IMI appears to be researching every emerging memory type that Tom Coughlin and I covered in our recently-released report on emerging memories.  Some of the materials that IMI tells us they are characterizing are MRAM, FRAM, Capacitor-less DRAM, FTJ (Ferroelectric Tunnel Junctions), Phase-Change Memories (PCM), Chalcogenides, TRAM (Topological-switching RAM), Interfacial Phase-Change Memories (iPCM), Correlated-Electron RAM (CeRAM), and ReRAM.  There are probably others that the company is not at liberty to discuss.  IMI is working on other non-memory projects including quantum computing devices, standard HKMG logic (High-k Metal Gate), photovoltaics and LEDs, and even coatings for window glass.

Company officials tell me that IMI has run over 1,800 experiments and has classified over 225 new materials.
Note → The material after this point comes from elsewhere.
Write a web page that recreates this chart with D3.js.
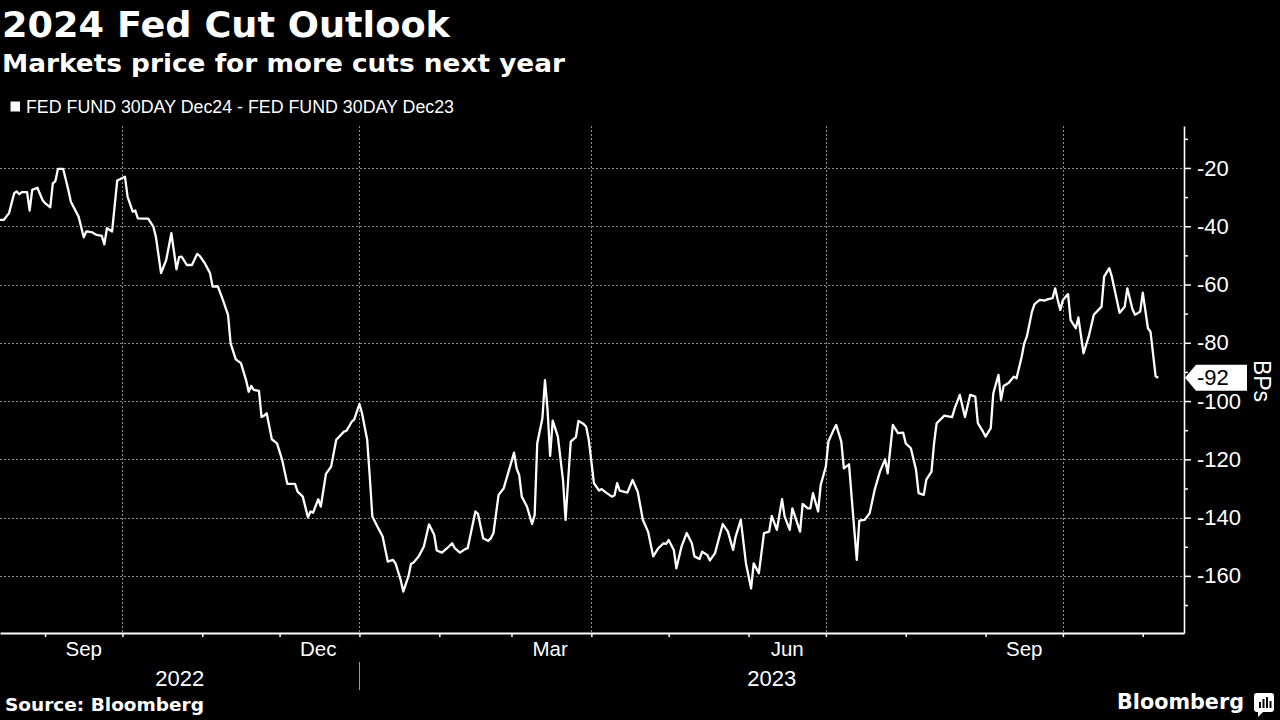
<!DOCTYPE html>
<html><head><meta charset="utf-8">
<script src="https://cdn.jsdelivr.net/npm/d3@7"></script>
<style>html,body{margin:0;padding:0;background:#000;}svg{display:block}</style>
</head><body>
<svg id="c" width="1280" height="720"></svg>
<script>
// ---------- DATA ----------
const dates = [
"2022-08-14","2022-08-16","2022-08-18","2022-08-20","2022-08-21","2022-08-22","2022-08-23","2022-08-25","2022-08-26","2022-08-27",
"2022-08-29","2022-08-31","2022-09-01","2022-09-03","2022-09-04","2022-09-05","2022-09-06","2022-09-08","2022-09-10","2022-09-11",
"2022-09-14","2022-09-16","2022-09-17","2022-09-19","2022-09-21","2022-09-23","2022-09-24","2022-09-25","2022-09-27","2022-09-29",
"2022-09-30","2022-10-02","2022-10-03","2022-10-05","2022-10-06","2022-10-07","2022-10-09","2022-10-11","2022-10-13","2022-10-14",
"2022-10-16","2022-10-18","2022-10-20","2022-10-22","2022-10-23","2022-10-24","2022-10-26","2022-10-28","2022-10-30","2022-10-31",
"2022-11-02","2022-11-04","2022-11-05","2022-11-07","2022-11-09","2022-11-11","2022-11-12","2022-11-14","2022-11-16","2022-11-18",
"2022-11-19","2022-11-20","2022-11-21","2022-11-23","2022-11-24","2022-11-25","2022-11-26","2022-11-28","2022-11-30","2022-12-02",
"2022-12-04","2022-12-07","2022-12-08","2022-12-10","2022-12-12","2022-12-13","2022-12-14","2022-12-16","2022-12-17","2022-12-19",
"2022-12-21","2022-12-23","2022-12-26","2022-12-27","2022-12-29","2022-12-30","2023-01-01","2023-01-02","2023-01-04","2023-01-05",
"2023-01-06","2023-01-08","2023-01-10","2023-01-12","2023-01-14","2023-01-15","2023-01-17","2023-01-18","2023-01-20","2023-01-21",
"2023-01-22","2023-01-24","2023-01-26","2023-01-28","2023-01-30","2023-01-31","2023-02-02","2023-02-04","2023-02-06","2023-02-07",
"2023-02-09","2023-02-11","2023-02-12","2023-02-15","2023-02-16","2023-02-18","2023-02-20","2023-02-21","2023-02-22","2023-02-24",
"2023-02-26","2023-03-02","2023-03-03","2023-03-04","2023-03-05","2023-03-07","2023-03-09","2023-03-10","2023-03-11","2023-03-13",
"2023-03-14","2023-03-15","2023-03-16","2023-03-17","2023-03-19","2023-03-21","2023-03-22","2023-03-23","2023-03-24","2023-03-26",
"2023-03-27","2023-03-29","2023-03-30","2023-03-31","2023-04-02","2023-04-04","2023-04-05","2023-04-07","2023-04-09","2023-04-10",
"2023-04-11","2023-04-12","2023-04-15","2023-04-17","2023-04-19","2023-04-21","2023-04-23","2023-04-25","2023-04-27","2023-04-29",
"2023-04-30","2023-05-01","2023-05-03","2023-05-04","2023-05-06","2023-05-08","2023-05-10","2023-05-11","2023-05-13","2023-05-14",
"2023-05-16","2023-05-17","2023-05-19","2023-05-22","2023-05-24","2023-05-26","2023-05-27","2023-05-29","2023-05-31","2023-06-02",
"2023-06-03","2023-06-05","2023-06-07","2023-06-09","2023-06-10","2023-06-12","2023-06-14","2023-06-15","2023-06-17","2023-06-18",
"2023-06-21","2023-06-22","2023-06-24","2023-06-25","2023-06-26","2023-06-28","2023-06-29","2023-07-01","2023-07-02","2023-07-04",
"2023-07-05","2023-07-07","2023-07-08","2023-07-10","2023-07-11","2023-07-13","2023-07-14","2023-07-16","2023-07-18","2023-07-20",
"2023-07-22","2023-07-24","2023-07-25","2023-07-27","2023-07-29","2023-07-31","2023-08-01","2023-08-03","2023-08-05","2023-08-06",
"2023-08-08","2023-08-09","2023-08-11","2023-08-12","2023-08-13","2023-08-16","2023-08-19","2023-08-20","2023-08-22","2023-08-24",
"2023-08-26","2023-08-28","2023-08-29","2023-08-31","2023-09-01","2023-09-03","2023-09-04","2023-09-06","2023-09-07","2023-09-08",
"2023-09-10","2023-09-12","2023-09-13","2023-09-15","2023-09-16","2023-09-17","2023-09-19","2023-09-20","2023-09-22","2023-09-24",
"2023-09-25","2023-09-27","2023-09-28","2023-09-29","2023-09-30","2023-10-01","2023-10-03","2023-10-04","2023-10-06","2023-10-07",
"2023-10-09","2023-10-11","2023-10-13","2023-10-16","2023-10-17","2023-10-19","2023-10-20","2023-10-23","2023-10-25","2023-10-26",
"2023-10-28","2023-10-29","2023-10-31","2023-11-01","2023-11-03","2023-11-04","2023-11-06","2023-11-07"
];
const bps = [
-37.8,-37.8,-35.5,-28.7,-28.1,-29.0,-28.3,-28.3,-34.6,-27.5,
-26.8,-31.0,-32.1,-33.5,-25.3,-24.5,-20.3,-20.3,-27.5,-31.6,
-36.7,-43.8,-41.8,-42.0,-43.0,-43.3,-46.2,-40.7,-41.8,-24.3,
-23.9,-23.0,-29.8,-35.0,-34.6,-37.3,-37.4,-37.4,-40.1,-43.6,
-56.1,-51.6,-42.4,-54.8,-50.6,-50.4,-53.3,-53.3,-49.5,-50.2,
-52.7,-56.1,-60.7,-60.6,-65.3,-70.4,-80.2,-85.7,-87.0,-92.8,
-96.8,-94.8,-96.2,-96.5,-105.5,-105.0,-104.2,-113.1,-114.5,-120.2,
-128.4,-128.4,-131.1,-132.8,-139.9,-137.9,-138.3,-133.7,-136.2,-125.0,
-122.5,-113.3,-110.5,-110.2,-107.1,-106.3,-101.0,-104.2,-113.3,-125.9,
-139.6,-143.1,-146.5,-155.1,-154.5,-155.7,-161.4,-165.4,-160.2,-155.9,
-155.4,-153.3,-149.9,-142.3,-145.9,-151.3,-152.0,-150.5,-148.8,-150.5,
-152.0,-150.8,-150.5,-137.9,-138.7,-147.1,-148.0,-147.1,-145.3,-132.2,
-129.9,-117.7,-123.1,-125.4,-132.8,-136.2,-142.2,-139.1,-114.5,-105.9,
-92.8,-103.0,-118.8,-106.7,-112.2,-127.1,-140.8,-127.1,-113.9,-112.4,
-106.8,-107.9,-108.8,-113.3,-128.2,-130.7,-130.2,-131.6,-132.8,-132.3,
-128.2,-130.7,-131.4,-127.1,-131.1,-140.8,-144.8,-153.3,-150.5,-148.8,
-149.0,-147.7,-151.1,-157.4,-149.9,-145.3,-148.8,-153.3,-154.2,-151.7,
-152.8,-154.7,-152.2,-142.2,-144.8,-151.1,-146.5,-140.8,-155.7,-164.3,
-155.7,-159.1,-145.3,-144.8,-139.4,-144.2,-133.7,-139.6,-144.2,-136.8,
-144.8,-135.3,-136.8,-136.8,-131.6,-137.9,-128.8,-122.5,-113.9,-109.9,
-108.2,-113.9,-123.1,-121.7,-132.8,-154.5,-141.0,-140.8,-138.5,-130.3,
-124.2,-120.0,-124.8,-108.2,-111.0,-110.8,-114.5,-116.2,-123.6,-131.6,
-132.2,-127.0,-124.2,-114.5,-107.6,-105.0,-105.5,-102.5,-97.9,-105.5,
-97.9,-98.5,-107.6,-110.5,-112.2,-109.3,-97.3,-91.0,-99.6,-94.8,
-93.7,-91.6,-92.2,-84.8,-80.2,-77.9,-69.3,-66.7,-65.3,-65.5,
-65.1,-64.7,-61.3,-65.3,-68.7,-65.3,-63.3,-72.2,-75.0,-71.3,
-83.6,-77.9,-70.4,-67.6,-57.3,-54.4,-57.3,-69.7,-67.6,-61.3,
-68.5,-70.4,-69.3,-62.8,-75.0,-76.2,-91.5,-92.0
];
const yMajorTicks = [-20,-40,-60,-80,-100,-120,-140,-160];
const yMinorTicks = [-10,-30,-50,-70,-90,-110,-130,-150,-170];
const monthTickDates = ["2022-09-01","2022-10-01","2022-11-01","2022-12-01","2023-01-01","2023-02-01","2023-03-01",
  "2023-04-01","2023-05-01","2023-06-01","2023-07-01","2023-08-01","2023-09-01","2023-10-01","2023-11-01"];
const gridDates = ["2022-10-01","2023-01-01","2023-04-01","2023-07-01","2023-10-01"];
const monthLabelDates = ["2022-09-16","2022-12-16","2023-03-16","2023-06-16","2023-09-16"];
const monthLabelTexts = ["Sep","Dec","Mar","Jun","Sep"];
const yearLabels = ["2022","2023"];
const yearBreak = "2023-01-01";
const lastValue = -92;
const titleText = "2024 Fed Cut Outlook";
const subtitleText = "Markets price for more cuts next year";
const legendText = "FED FUND 30DAY Dec24 - FED FUND 30DAY Dec23";
const sourceText = "Source: Bloomberg";
const unitText = "BPs";

// ---------- CHART ----------
(function(){
const parse = d3.utcParse("%Y-%m-%d");
const data = dates.map((d,i)=>({date: parse(d), v: bps[i]}));
const svg = d3.select("#c");
svg.append("rect").attr("width",1280).attr("height",720).attr("fill","#000");

const pL = 0, pR = 1184, pT = 126, pB = 633;
const x = d3.scaleTime()
  .domain([new Date(Date.UTC(2022,7,14,12)), new Date(Date.UTC(2023,10,17))])
  .range([pL, pR]);
const y = d3.scaleLinear().domain([-179.6, -5.6]).range([pB, pT]);

const boldFont = "'DejaVu Sans', sans-serif";
const regFont = "'Liberation Sans', Arial, sans-serif";

// titles
svg.append("text").attr("x",2).attr("y",37).attr("fill","#fff")
  .attr("font-family",boldFont).attr("font-weight","bold").attr("font-size",35)
  .attr("textLength",448).attr("lengthAdjust","spacingAndGlyphs").text(titleText);
svg.append("text").attr("x",2).attr("y",72).attr("fill","#fff")
  .attr("font-family",boldFont).attr("font-weight","bold").attr("font-size",25.5)
  .attr("textLength",563).attr("lengthAdjust","spacingAndGlyphs").text(subtitleText);
// legend
svg.append("rect").attr("x",10.5).attr("y",101.5).attr("width",9.5).attr("height",10).attr("fill","#fff");
svg.append("text").attr("x",26).attr("y",113).attr("fill","#fff")
  .attr("font-family",regFont).attr("font-size",18)
  .attr("textLength",428).attr("lengthAdjust","spacingAndGlyphs").text(legendText);

// gridlines
const grid = svg.append("g").attr("stroke","#8a8a8a").attr("stroke-width",1).attr("stroke-dasharray","2,2");
grid.selectAll("line.h").data(yMajorTicks).join("line").attr("class","h")
  .attr("x1",pL).attr("x2",pR).attr("y1",d=>Math.round(y(d))+0.5).attr("y2",d=>Math.round(y(d))+0.5);
grid.selectAll("line.v").data(gridDates).join("line").attr("class","v")
  .attr("x1",d=>Math.round(x(parse(d)))+0.5).attr("x2",d=>Math.round(x(parse(d)))+0.5)
  .attr("y1",pT).attr("y2",pB);

// line
svg.append("clipPath").attr("id","clip").append("rect").attr("x",pL).attr("y",pT).attr("width",pR-pL).attr("height",pB-pT);
svg.append("path").datum(data).attr("clip-path","url(#clip)")
  .attr("fill","none").attr("stroke","#fff").attr("stroke-width",2.3).attr("stroke-linejoin","round")
  .attr("d", d3.line().x(d=>x(d.date)).y(d=>y(d.v)));

// y axis
const yAxis = svg.append("g").attr("transform",`translate(${pR},0)`)
  .call(d3.axisRight(y).tickValues(yMajorTicks).tickSize(7).tickSizeOuter(0).tickPadding(6).tickFormat(d=>String(d)));
yAxis.select(".domain").attr("stroke","#fff").attr("stroke-width",1.6);
yAxis.selectAll(".tick line").attr("stroke","#fff").attr("stroke-width",1.5);
yAxis.selectAll(".tick text").attr("fill","#fff").attr("font-family",regFont).attr("font-size",22);
const yMinor = svg.append("g").attr("transform",`translate(${pR},0)`)
  .call(d3.axisRight(y).tickValues(yMinorTicks).tickSize(4).tickFormat(""));
yMinor.select(".domain").remove();
yMinor.selectAll(".tick line").attr("stroke","#fff").attr("stroke-width",1.5);

// x axis
const xAxis = svg.append("g").attr("transform",`translate(0,${pB})`)
  .call(d3.axisBottom(x).tickValues(monthTickDates.map(parse)).tickSize(4).tickSizeOuter(0).tickFormat(""));
xAxis.select(".domain").attr("stroke","#fff").attr("stroke-width",2);
xAxis.selectAll(".tick line").attr("stroke","#fff").attr("stroke-width",1.5);

svg.append("g").selectAll("text").data(monthLabelDates).join("text")
  .attr("x",d=>x(parse(d))).attr("y",656).attr("text-anchor","middle").attr("fill","#fff")
  .attr("font-family",regFont).attr("font-size",20.5).text((d,i)=>monthLabelTexts[i]);

const xb = x(parse(yearBreak));
const yearCenters = [(pL+xb)/2, (xb+pR)/2];
svg.append("g").selectAll("text").data(yearLabels).join("text")
  .attr("x",(d,i)=>yearCenters[i]).attr("y",686).attr("text-anchor","middle").attr("fill","#fff")
  .attr("font-family",regFont).attr("font-size",22).text(d=>d);
svg.append("line").attr("x1",Math.round(xb)+0.5).attr("x2",Math.round(xb)+0.5).attr("y1",662).attr("y2",690)
  .attr("stroke","#9a9a9a").attr("stroke-width",1);

// unit label
svg.append("text").attr("transform","translate(1262,381) rotate(90)").attr("text-anchor","middle")
  .attr("dominant-baseline","central").attr("fill","#fff").attr("font-family",regFont).attr("font-size",23).text(unitText);

// last value tag
const yv = y(lastValue);
svg.append("path").attr("fill","#fff")
  .attr("d",`M${pR+1},${yv} L${pR+12},${yv-13} L1247,${yv-13} L1247,${yv+13} L${pR+12},${yv+13} Z`);
svg.append("text").attr("x",pR+13).attr("y",yv).attr("dominant-baseline","central").attr("fill","#000")
  .attr("font-family",regFont).attr("font-size",22).text(String(lastValue));

// footer
svg.append("text").attr("x",5).attr("y",711).attr("fill","#fff")
  .attr("font-family",boldFont).attr("font-weight","bold").attr("font-size",17.5)
  .attr("textLength",199).attr("lengthAdjust","spacingAndGlyphs").text(sourceText);
svg.append("text").attr("x",1244).attr("y",709).attr("text-anchor","end").attr("fill","#fff")
  .attr("font-family",boldFont).attr("font-weight","bold").attr("font-size",20.5)
  .attr("textLength",127).attr("lengthAdjust","spacingAndGlyphs").text("Bloomberg");
const logo = svg.append("g").attr("transform","translate(1254,693)");
logo.append("rect").attr("x",0).attr("y",0).attr("width",20).attr("height",19).attr("rx",3).attr("fill","#fff");
logo.append("path").attr("d","M4,19 L4,24 L9,19 Z").attr("fill","#fff");
[[5,9,2,6],[8.5,6,2,9],[12,4,2,11],[15.5,8,2,7]].forEach(b=>
  logo.append("rect").attr("x",b[0]).attr("y",b[1]).attr("width",b[2]).attr("height",b[3]).attr("fill","#000"));
})();
</script>
</body></html>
An interesting side note is that San Jose-based IMI is one of the extremely few fabs still in existence in Silicon Valley, including the Applied Materials Maydan Technology Center, Thinfilm technology’s fab, and Lam Research’s training facility.  Apple purchased a fully-tooled fab from Maxim Integrated in 2015, but I’m not sure that it is still being used in that capacity.  Very little silicon is actually still produced in Silicon Valley.

I was really impressed with IMI’s approach to experimentation and thought that it should be shared with readers of the Memory Guy.  It meshes nicely with the Emerging Memory series that I am currently writing, and provides a glimpse into some of the issues facing memory companies as they develop new technologies to replace established memory types.